I had thought that the field trip would make me lose another day in the studio, as I have had all kinds of interruptions to my work schedule over the last week or so. I haven't minded too much, despite a growing sense of panic at how little time I have to finish up work for the show, because I have been feeling somewhat blocked and have been glad for any excuse to take a break. I managed to do about nine under paintings last Friday, but have felt less than excited about them and then along with the erratic schedule I just haven't been feeling it, you know? So I thought yesterday would be another lost day but I ended up being able to work all afternoon (I didn't have to pick up the kid's until about 5pm) and with a roast in the slow cooker and Doug out of town I had no distractions for five lovely hours. And so I managed to get my groove back and do some work that I am excited about.

Just in the nick of time too, because I only have two weeks until I have to deliver the work for the show in Hudson. Yikes....


Chris Rywalt said...

James Fenimore Cooper has a rest stop on the New Jersey Turnpike. Also a school, which I drove past the other day.

Other luminaries immortalized by Turnpike stops: Vince Lombardi, Grover Cleveland, Molly Pitcher, Rochard Stockton, and Walt Whitman.
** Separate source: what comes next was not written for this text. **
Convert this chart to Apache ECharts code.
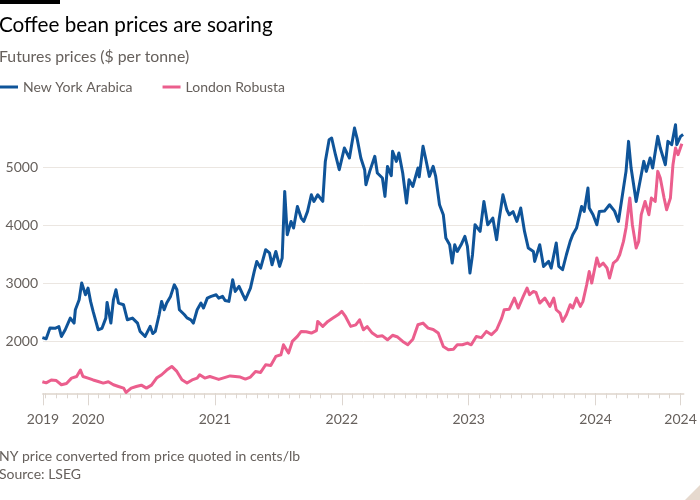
<!DOCTYPE html>
<html>
<head>
<meta charset="utf-8">
<script src="https://cdn.jsdelivr.net/npm/echarts@6/dist/echarts.min.js"></script>
<style>
html,body{margin:0;padding:0;background:#ffffff;}
#chart{width:700px;height:500px;}
</style>
</head>
<body>
<div id="chart"></div>
<script>
// ---- Data (decimal years, $ per tonne) ----
var arabicaTimes = [2019.64,2019.67,2019.70,2019.74,2019.77,2019.79,2019.82,2019.86,2019.89,2019.90,2019.93,2019.95,2019.98,2020.00,2020.02,2020.04,2020.08,2020.11,2020.14,2020.15,2020.18,2020.20,2020.22,2020.24,2020.28,2020.31,2020.35,2020.39,2020.41,2020.45,2020.49,2020.51,2020.53,2020.56,2020.58,2020.60,2020.62,2020.65,2020.68,2020.70,2020.72,2020.76,2020.78,2020.81,2020.83,2020.86,2020.89,2020.91,2020.94,2020.97,2021.01,2021.03,2021.06,2021.08,2021.11,2021.14,2021.16,2021.19,2021.22,2021.24,2021.28,2021.31,2021.33,2021.36,2021.40,2021.43,2021.45,2021.48,2021.51,2021.53,2021.55,2021.57,2021.60,2021.62,2021.65,2021.68,2021.70,2021.73,2021.76,2021.78,2021.81,2021.85,2021.87,2021.90,2021.92,2021.95,2021.98,2022.02,2022.03,2022.06,2022.10,2022.12,2022.15,2022.18,2022.19,2022.22,2022.26,2022.28,2022.32,2022.34,2022.36,2022.39,2022.40,2022.43,2022.45,2022.48,2022.51,2022.53,2022.56,2022.60,2022.61,2022.64,2022.66,2022.69,2022.72,2022.74,2022.77,2022.80,2022.82,2022.85,2022.87,2022.89,2022.91,2022.94,2022.97,2022.99,2023.01,2023.03,2023.05,2023.06,2023.09,2023.12,2023.15,2023.17,2023.19,2023.22,2023.24,2023.27,2023.30,2023.32,2023.35,2023.38,2023.41,2023.44,2023.47,2023.51,2023.52,2023.56,2023.59,2023.63,2023.65,2023.69,2023.71,2023.74,2023.77,2023.80,2023.82,2023.85,2023.89,2023.91,2023.94,2023.95,2023.98,2024.01,2024.03,2024.07,2024.11,2024.15,2024.18,2024.22,2024.24,2024.26,2024.28,2024.32,2024.35,2024.38,2024.40,2024.43,2024.45,2024.49,2024.51,2024.55,2024.57,2024.60,2024.63,2024.64,2024.67,2024.69];
var arabicaPrices = [2060,2040,2224,2220,2250,2080,2195,2396,2310,2540,2712,3000,2798,2914,2684,2511,2195,2220,2396,2667,2310,2712,2884,2655,2626,2367,2396,2310,2167,2080,2253,2130,2167,2453,2684,2540,2655,2770,2970,2890,2540,2453,2400,2367,2310,2540,2655,2570,2741,2770,2798,2740,2770,2700,2684,3057,2856,2942,2800,2712,2914,3200,3373,3258,3574,3520,3315,3545,3287,3431,4580,3833,4062,3948,4321,4120,4062,4235,4522,4407,4522,4407,5097,5471,5500,5212,4953,5327,5356,5155,5672,5500,5155,4953,4695,4925,5184,4896,4810,4494,5011,4850,5270,5097,5241,4896,4379,4781,4666,4982,4830,5356,5155,4839,5011,4839,4350,4178,3776,3660,3345,3660,3545,3660,3805,3632,3172,3488,4005,4005,3890,4407,4005,4060,4120,3747,4100,4522,4264,4178,4230,4062,4293,3890,3603,3545,3373,3660,3287,3373,3258,3690,3287,3230,3488,3718,3833,3948,4321,4235,4638,4293,4178,4005,4235,4240,4350,4240,4062,4638,4925,5442,4982,4407,4752,5097,4925,5155,4982,5528,5327,5040,5442,5385,5730,5385,5528,5560];

var robustaTimes = [2019.64,2019.67,2019.71,2019.75,2019.79,2019.83,2019.87,2019.91,2019.94,2019.96,2020.00,2020.04,2020.08,2020.12,2020.16,2020.20,2020.24,2020.28,2020.30,2020.34,2020.38,2020.42,2020.46,2020.50,2020.54,2020.58,2020.62,2020.66,2020.70,2020.74,2020.78,2020.82,2020.86,2020.88,2020.92,2020.96,2021.00,2021.03,2021.12,2021.16,2021.20,2021.24,2021.28,2021.32,2021.36,2021.40,2021.44,2021.48,2021.52,2021.54,2021.58,2021.61,2021.65,2021.68,2021.72,2021.76,2021.80,2021.81,2021.85,2021.89,2021.93,2021.97,2022.00,2022.03,2022.07,2022.11,2022.14,2022.17,2022.20,2022.24,2022.28,2022.32,2022.36,2022.40,2022.44,2022.48,2022.52,2022.56,2022.60,2022.64,2022.68,2022.72,2022.76,2022.80,2022.84,2022.88,2022.91,2022.95,2022.99,2023.02,2023.06,2023.10,2023.14,2023.18,2023.22,2023.26,2023.28,2023.32,2023.36,2023.39,2023.43,2023.46,2023.48,2023.51,2023.53,2023.56,2023.60,2023.64,2023.67,2023.69,2023.72,2023.74,2023.77,2023.80,2023.82,2023.85,2023.88,2023.90,2023.93,2023.95,2023.97,2023.98,2024.01,2024.03,2024.06,2024.09,2024.11,2024.14,2024.17,2024.19,2024.22,2024.24,2024.27,2024.29,2024.32,2024.34,2024.36,2024.39,2024.42,2024.44,2024.47,2024.49,2024.51,2024.54,2024.56,2024.59,2024.61,2024.63,2024.65,2024.68];
var robustaPrices = [1300,1280,1330,1320,1247,1270,1362,1390,1500,1390,1362,1330,1304,1276,1300,1247,1218,1190,1114,1190,1218,1240,1190,1240,1362,1420,1500,1563,1477,1333,1276,1330,1362,1420,1362,1390,1362,1340,1400,1391,1380,1345,1380,1477,1460,1592,1580,1736,1764,1936,1793,1994,2080,2167,2160,2138,2180,2339,2253,2339,2396,2453,2511,2420,2253,2280,2367,2195,2250,2138,2080,2090,2022,2100,2070,1994,1936,2030,2281,2310,2224,2200,2138,1907,1850,1860,1936,1936,1965,1936,2080,2060,2167,2110,2195,2396,2540,2550,2741,2569,2770,2914,2800,2856,2840,2655,2741,2598,2741,2540,2482,2339,2453,2626,2570,2741,2598,2680,2971,3200,3000,3028,3431,3287,3345,3260,3086,3345,3400,3488,3718,3948,4466,4005,3603,3718,4178,4407,4178,4466,4407,4925,4810,4466,4264,4466,5040,5327,5212,5400];

// ---- Axes ----
var xStart = 2019.645, xEnd = 2024.693;
var xLabelValues = [2019.645, 2020, 2021, 2022, 2023, 2024, 2024.67];
var xLabelTexts = ['2019', '2020', '2021', '2022', '2023', '2024', '2024'];
var yMin = 1100, yMax = 5900;
var yTickValues = [2000, 3000, 4000, 5000];
var yTickTexts = ['2000', '3000', '4000', '5000'];

var seriesNames = ['New York Arabica', 'London Robusta'];
var seriesColors = ['#0f5499', '#eb5e8d'];

// monthly minor ticks
var monthTicks = [];
for (var y = 2019; y <= 2024; y++) {
  for (var m = 0; m < 12; m++) {
    var v = y + m / 12;
    if (v > xStart + 0.005 && v < xEnd - 0.005) monthTicks.push(v);
  }
}

function zip(a, b) { return a.map(function (t, i) { return [t, b[i]]; }); }

var FONT = 'Lato';
var GREY = '#66605c';

var chart = echarts.init(document.getElementById('chart'), null, { renderer: 'canvas' });
chart.setOption({
  animation: false,
  backgroundColor: '#ffffff',
  title: [
    { text: 'Coffee bean prices are soaring', left: -1, top: 15, padding: 0,
      textStyle: { fontFamily: FONT, fontSize: 20.7, fontWeight: 'normal', color: '#000000' } },
    { text: 'Futures prices ($ per tonne)', left: -1, top: 49, padding: 0,
      textStyle: { fontFamily: FONT, fontSize: 15.8, fontWeight: 'normal', color: GREY } },
    { text: 'NY price converted from price quoted in cents/lb', left: -1, top: 449, padding: 0,
      textStyle: { fontFamily: FONT, fontSize: 14, fontWeight: 'normal', color: GREY } },
    { text: 'Source: LSEG', left: -1, top: 467, padding: 0,
      textStyle: { fontFamily: FONT, fontSize: 14, fontWeight: 'normal', color: GREY } }
  ],
  graphic: [
    { type: 'rect', left: 0, top: 0, shape: { width: 60, height: 4 }, style: { fill: '#000000' } },
    { type: 'polygon', shape: { points: [[700, 485], [700, 500], [685, 500]] }, style: { fill: '#e6d9ce' } }
  ],
  legend: {
    left: 0, top: 80, padding: 0, itemWidth: 18, itemHeight: 3, itemGap: 30,
    icon: 'rect',
    textStyle: { fontFamily: FONT, fontSize: 14, color: GREY },
    data: seriesNames
  },
  grid: { left: 43, right: 16.5, top: 114.8, bottom: 106.7, containLabel: false },
  xAxis: [
    {
      type: 'value', min: xStart, max: xEnd,
      axisLine: { show: true, lineStyle: { color: '#e6dfd8', width: 2 } },
      axisTick: { show: true, customValues: monthTicks, length: 5, lineStyle: { color: '#ddd6d0', width: 1 } },
      axisLabel: {
        show: true, customValues: xLabelValues, margin: 19,
        fontFamily: FONT, fontSize: 14, color: GREY,
        formatter: function (v) {
          for (var i = 0; i < xLabelValues.length; i++) {
            if (Math.abs(xLabelValues[i] - v) < 1e-6) return xLabelTexts[i];
          }
          return '';
        }
      },
      splitLine: { show: false }
    },
    {
      type: 'value', min: xStart, max: xEnd, position: 'bottom',
      axisLine: { show: false },
      axisTick: { show: true, customValues: xLabelValues, length: 12, lineStyle: { color: '#ddd6d0', width: 1 } },
      axisLabel: { show: false },
      splitLine: { show: false }
    }
  ],
  yAxis: {
    type: 'value', min: yMin, max: yMax,
    axisLine: { show: false },
    axisTick: { show: false, customValues: yTickValues },
    axisLabel: {
      customValues: yTickValues, margin: 5,
      fontFamily: FONT, fontSize: 14, color: GREY,
      formatter: function (v) {
        var i = yTickValues.indexOf(v);
        return i >= 0 ? yTickTexts[i] : '';
      }
    },
    splitLine: { show: true, lineStyle: { color: '#ebe6e1', width: 1 } }
  },
  series: [
    { name: seriesNames[0], type: 'line', xAxisIndex: 0, data: zip(arabicaTimes, arabicaPrices),
      showSymbol: false, symbol: 'none', lineStyle: { width: 3, color: seriesColors[0], join: 'round' },
      itemStyle: { color: seriesColors[0] }, z: 3 },
    { name: seriesNames[1], type: 'line', xAxisIndex: 0, data: zip(robustaTimes, robustaPrices),
      showSymbol: false, symbol: 'none', lineStyle: { width: 3, color: seriesColors[1], join: 'round' },
      itemStyle: { color: seriesColors[1] }, z: 2 }
  ]
});
</script>
</body>
</html>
Walt Whitman has a shopping mall named after him, too. Someone out here has zero sense of irony.

Angela Rockett said...

I know what you mean about the panic and the short time frame and the too much to do and more keeps coming... whew! I feel like I've hit a wall this morning.

So glad you got your groove back! Sometimes getting out and about and experiencing something new and taking a forced break from the art is just the ticket, but it's hard to convince yourself that you have the time, especially without an outside push.

Tracy said...

Hi Chris, Wonder how many teens shopping at the mall have any idea who Walt Whitman was.

The word tacky comes to mind about the rest stops.

Angela, thanks and it's so nice to know that others go through these same things. You are totally right about needing the break and not wanting to take it.